• Gold stop-run below $1920 extends miner consolidation

    28 Sep 2020 | Gold News

Gold stop-run below $1920 extends miner consolidation

 

Unprecedented global stimulus measures, negative real rates, and a weakening dollar pushed gold futures to a record high of $2,089 per ounce in early August. After printing a quarterly basis close above $1800 for the first time in its history in Q2 2020, the safe-haven metal blew past the former all-time high of $1920 seen back in 2011.

 

With congress arguing over the terms of the next stimulus package, coupled with a strong bounce in the U.S. dollar, weak-handed long liquidation is being featured this week in global equities, along with the gold complex. Earlier this week, December Gold broke down from an 8-week consolidation pattern below the former all-time high at $1920, then we quickly experienced a stop-run down to the $1850 level into Wednesday night in overseas trade.

 

Nevertheless, technically, the short-term implications for the gold complex are a bit cloudier. December Gold will need to hold the $1865 level on a Comex closing basis this week or we could see the much stronger $1750-$1800 region come into play.
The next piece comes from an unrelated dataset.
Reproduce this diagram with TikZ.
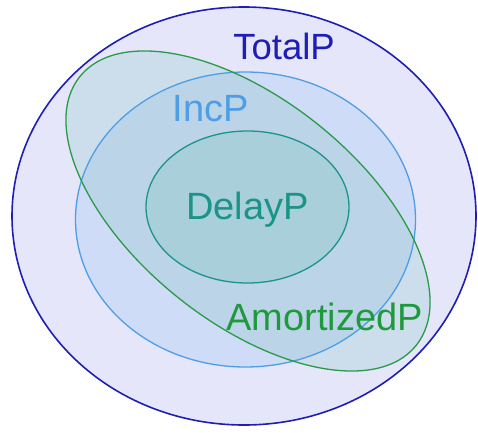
\documentclass[tikz,border=0pt]{standalone}
\usepackage{fontspec}
\setmainfont{Liberation Sans}
\begin{document}
\begin{tikzpicture}[x=1pt,y=1pt,
  lbl/.style={anchor=base,inner sep=0pt,font=\fontsize{38}{40}\selectfont},
  ring/.style={line width=1.3pt}]
\definecolor{totalfill}{HTML}{E6E6FB}
\definecolor{totalline}{HTML}{1E1EB4}
\definecolor{incfill}{HTML}{CFDCF8}
\definecolor{incline}{HTML}{4E9EE6}
\definecolor{amfill}{HTML}{CCDEEB}
\definecolor{bothfill}{HTML}{BCD4E8}
\definecolor{amline}{HTML}{2A9A48}
\definecolor{delayfill}{HTML}{A9CFDB}
\definecolor{delayline}{HTML}{1A9488}
\definecolor{amtext}{HTML}{1E9A3C}
\useasboundingbox (0,0) rectangle (478,432);
% TotalP
\fill[totalfill] (244,216) ellipse [x radius=232pt, y radius=209pt];
% IncP
\fill[incfill] (245.5,212.5) ellipse [x radius=170pt, y radius=147.5pt];
% AmortizedP (tilted)
\fill[amfill, rotate around={-38.6:(248,221)}] (248,221) ellipse [x radius=215.3pt, y radius=111.3pt];
\begin{scope}
  \clip (245.5,212.5) ellipse [x radius=170pt, y radius=147.5pt];
  \fill[bothfill, rotate around={-38.6:(248,221)}] (248,221) ellipse [x radius=215.3pt, y radius=111.3pt];
\end{scope}
% DelayP
\fill[delayfill] (247.5,225) ellipse [x radius=101.5pt, y radius=76pt];
% outlines
\draw[ring, totalline, line width=1.6pt] (244,216) ellipse [x radius=232pt, y radius=209pt];
\draw[ring, incline] (245.5,212.5) ellipse [x radius=170pt, y radius=147.5pt];
\draw[ring, amline, rotate around={-38.6:(248,221)}] (248,221) ellipse [x radius=215.3pt, y radius=111.3pt];
\draw[ring, delayline] (247.5,225) ellipse [x radius=101.5pt, y radius=76pt];
% labels
\node[lbl, text=totalline, font=\fontsize{36.5}{40}\selectfont] (total) at (284,372) {TotalP};
\node[lbl, text=incline] (inc) at (211,311) {IncP};
\node[lbl, text=delayline] (delay) at (247.5,213) {DelayP};
\node[lbl, text=amtext] (amort) at (324.5,102) {AmortizedP};
\end{tikzpicture}
\end{document}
Gold futures basis $1800 has technically become a critical support level, being an area where we have seen plenty of resistance going back to the 2008 gold bull.

 

The 200-day moving average in December Gold is starting to reach towards the $1750 level as well, so that might tie in quite nicely for a more sustainable bounce along with increasing interest by the longer-term “buy-and-hold” investor.

 

With plenty of uncertainty on tap heading into the U.S. election on November 3rd, we cannot rule out this possibility. I expect the biggest possible catalyst for gold testing this lower region would be margin-call selling in equities along with heavy U.S. dollar inflows during “crash season.”

 

What we are experiencing in the gold space is an extended consolidation after a period of exceptional price strength. This is to be expected and very healthy with respect to Phase Two of a sustainable rising secular gold bull market that began in late 2015.

 

The gold bull will do everything in its power to shake off as many riders as possible. Since we are now in a buy and hold bull market in the mining sector for the first time in nearly a decade, maintaining core positions while trimming profits after over-sized gains is strongly recommended in the long-term.